Écologique, mais aussi économique

En plus de rejeter moins de CO2, de NOx et de particules, le Kuga Flexifuel a l’avantage d’être plus intéressant financièrement. À l’achat, les 100€ supplémentaire vs essence (à partir de 29.200 €) deviennent un bénéfice allant jusqu’à 2.500 €. Ceci grâce à l’absence de malus écologique (abattement de 40% sur le CO2) et une carte grise gratuite (sauf Bretagne moitié prix et dans le Centre). Et sous les 116 g/km après abattement, le SUV peut prétendre à la prime à la conversion, s’élevant jusqu’à 5.000 €. Côté entreprises, si la TVS n’est pas concernée, la TVA est récupérable à 80%, contre 40% en 2019 pour l’essence.

Même geste pour le ravitaillement en E85, dans le réservoir unique

À la pompe, le litre de superéthanol ou E85 coûte environ 0,69 €/litre aujourd’hui, contre 1,50 €/L pour le SP95 classique. Avec un kilométrage annuel de 15.000 km et malgré la consommation supérieure de 53%, l’économie est de 500 €/an. Sur une durée de 5 ans, le calcul est vite fait, l’économie totale est de près de 5.000 €. Suite à l’annonce de l’arrivée de la version Flexifuel en février, Ford nous a indiqué que le mix est passé de 90% de diesel à 80% d’E85 en l’espace de quelques jours.
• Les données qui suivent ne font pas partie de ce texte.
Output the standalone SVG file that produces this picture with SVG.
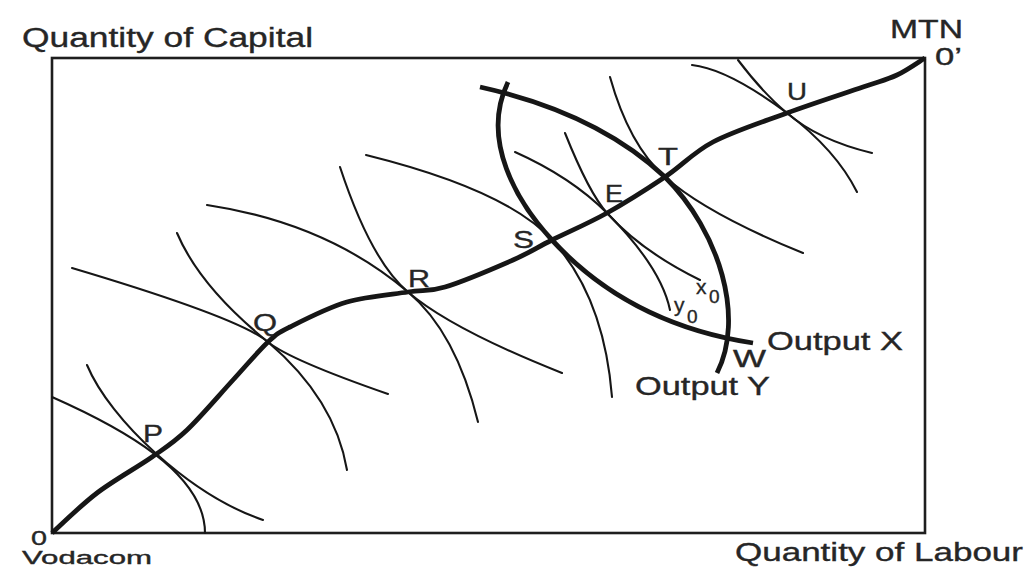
<svg xmlns="http://www.w3.org/2000/svg" width="1031" height="568" viewBox="0 0 1031 568">
<style>
.frame{fill:none;stroke:#1e1e1e;stroke-width:2.6}
.thin{fill:none;stroke:#161616;stroke-width:2.1;stroke-linecap:round}
.thick{fill:none;stroke:#161616;stroke-width:4.8;stroke-linecap:butt;stroke-linejoin:round}
text{font-family:"Liberation Sans",Arial,sans-serif;fill:#262626;stroke:#262626;stroke-width:0.35}
.ax{font-size:27px}
.pt{font-size:23px}
.sm{font-size:21px}
.sub{font-size:19px}
</style>
<rect width="1031" height="568" fill="#ffffff"/>
<g id="frame">
<rect class="frame" x="52" y="58" width="873" height="475"/>
</g>
<g id="axis-labels">
<text class="ax" x="22" y="47" textLength="291" lengthAdjust="spacingAndGlyphs">Quantity of Capital</text>
<text x="735" y="561" style="font-size:25px" textLength="288" lengthAdjust="spacingAndGlyphs">Quantity of Labour</text>
<text x="890" y="38" style="font-size:25px" textLength="73" lengthAdjust="spacingAndGlyphs">MTN</text>
<text x="935" y="65" style="font-size:24px" textLength="27" lengthAdjust="spacingAndGlyphs">0’</text>
<text x="31" y="545" style="font-size:20px" textLength="16" lengthAdjust="spacingAndGlyphs">0</text>
<text x="22" y="564" style="font-size:18px" textLength="130" lengthAdjust="spacingAndGlyphs">Vodacom</text>
</g>
<g id="connectors">
<g id="isoquants">
<path class="thin" d="M52,397 C122,428 205,473 205,533"/>
<path class="thin" d="M87,365 C110,420 190,495 263,520"/>
<path class="thin" d="M72,268 Q240,318 268,342 Q335,399 347,470"/>
<path class="thin" d="M177,233 Q200,287 268,342 Q290,360 388,394"/>
<path class="thin" d="M207,205 Q327,223 408,292 Q456,332 478,422"/>
<path class="thin" d="M340,167 Q371,261 408,292 Q451,329 562,373"/>
<path class="thin" d="M366,155 Q507,190 552,240 Q604,297 612,397"/>
<path class="thin" d="M515,152 Q571,177 607,213 Q661,267 670,310"/>
<path class="thin" d="M565,133 Q589,193 607,213 Q641,251 700,280"/>
<path class="thin" d="M610,77 Q629,145 665,177 Q707,214 803,253"/>
<path class="thin" d="M692,65 Q728,69 787,113 Q836,150 857,192"/>
<path class="thin" d="M738,60 Q763,93 787,113 Q818,140 872,153"/>
</g>
<g id="output-curves">
<path id="output-x" class="thick" d="M508,82 C480,140 517,202 552,240 Q629,324 753,343"/>
<path id="output-y" class="thick" d="M480,87 Q597,113 665,177 C720,232 745,318 717,373"/>
</g>
<path id="contract-curve" class="thick" d="M52,533 C59.5,526.3 80.3,505.7 97,493 C113.7,480.3 137,467.5 152,457 C167,446.5 173.5,442.8 187,430 C200.5,417.2 219.5,394.7 233,380 C246.5,365.3 258.5,350.8 268,342 C277.5,333.2 276.8,333.7 290,327 C303.2,320.3 327.3,307.8 347,302 C366.7,296.2 391.7,294.5 408,292 C424.3,289.5 427.5,292.3 445,287 C462.5,281.7 495.2,267.8 513,260 C530.8,252.2 536.3,247.8 552,240 C567.7,232.2 588.2,223.5 607,213 C625.8,202.5 647.3,188.8 665,177 C682.7,165.2 692.7,152.7 713,142 C733.3,131.3 762,122.2 787,113 C812,103.8 844.7,93.3 863,87 C881.3,80.7 886.7,79.8 897,75 C907.3,70.2 920.3,60.8 925,58"/>
</g>
<g id="point-P"><text class="pt" x="143" y="442" textLength="20" lengthAdjust="spacingAndGlyphs">P</text></g>
<g id="point-Q"><text class="pt" x="253" y="331" textLength="24" lengthAdjust="spacingAndGlyphs">Q</text></g>
<g id="point-R"><text class="pt" x="408" y="287" textLength="22" lengthAdjust="spacingAndGlyphs">R</text></g>
<g id="point-S"><text class="pt" x="513" y="248" textLength="21" lengthAdjust="spacingAndGlyphs">S</text></g>
<g id="point-E"><text class="pt" x="605" y="202" textLength="18" lengthAdjust="spacingAndGlyphs">E</text></g>
<g id="point-T"><text class="pt" x="658" y="165" textLength="20" lengthAdjust="spacingAndGlyphs">T</text></g>
<g id="point-U"><text class="pt" x="787" y="100" textLength="20" lengthAdjust="spacingAndGlyphs">U</text></g>
<g id="point-W"><text class="pt" x="733" y="367" textLength="33" lengthAdjust="spacingAndGlyphs">W</text></g>
<g id="label-x0"><text class="sm" x="696" y="294">x<tspan class="sub" x="709" y="303">0</tspan></text></g>
<g id="label-y0"><text class="sm" x="674" y="312">y<tspan class="sub" x="687" y="323">0</tspan></text></g>
<g id="label-output-x"><text x="767" y="350" style="font-size:25px" textLength="136" lengthAdjust="spacingAndGlyphs">Output X</text></g>
<g id="label-output-y"><text x="635" y="395" style="font-size:25px" textLength="135" lengthAdjust="spacingAndGlyphs">Output Y</text></g>
</svg>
Côté ravitaillement, pas de stresse puisque le nombre de stations est en forte croissance. De 300 en 2012, elles sont passées à plus de 1.450 en septembre 2019. En France, 16% des stations, soit une sur 7, proposent désormais de l’E85. Une part qui grimpe même à 25% en Occitanie. Certains distributeurs sont aussi plus actifs que d’autres, comme Intermarché (35% des stations), Total et Leclerc (20%). Et si vous ne trouvez pas d’E85, du SP95 ou de l’E10 peut se mélanger sans problème à l’E85.

Ici, l’E85 à 0,560€/l, loin de la moyenne nationale de 0,69 €/l

Une fin proche… avant un nouveau retour ?

Le Kuga est un modèle en fin de vie. Cette dernière est plus que proche, car la fin de production est programmée pour novembre 2019 avec une présentation du nouveau modèle en avril dernier. Selon Ford, il resterait environ 2.500 unités de Kuga à fabriquer.

À l’avenir, Ford France milite pour la pérennisation du Flexifuel, nous assure son directeur Fabrice Devanlay, auprès de la branche européenne basée à Cologne (Allemagne). Seulement, les nouveaux modèles inondent l’agenda de la marque pour 2020, et l’E85 n’est pas dans les priorités. De plus, le moteur compatible 4 cylindres sera aussi arrêté. Il faudrait alors modifier le 3 cylindres qui équipe l’actuelle Focus ou le futur Kuga.

Le Flexifuel disparaitra en novembre, pour mieux revenir en 2021 ?

Le directeur français rassure, le développement serait en cours, mais il ne faudrait pas compter un nouveau modèle Ford Flexifuel avant 2021. Mais bonne nouvelle rappelle F. Devanlay, « les versions hybrides ou rechargeables sont tout à fait compatibles avec la carburation bioéthanol. » Le Kuga hybride rechargeable, en plus de limiter sa consommation moyenne à 1,2 l/100 km, pourrait ainsi baisser davantage son empreinte carbone.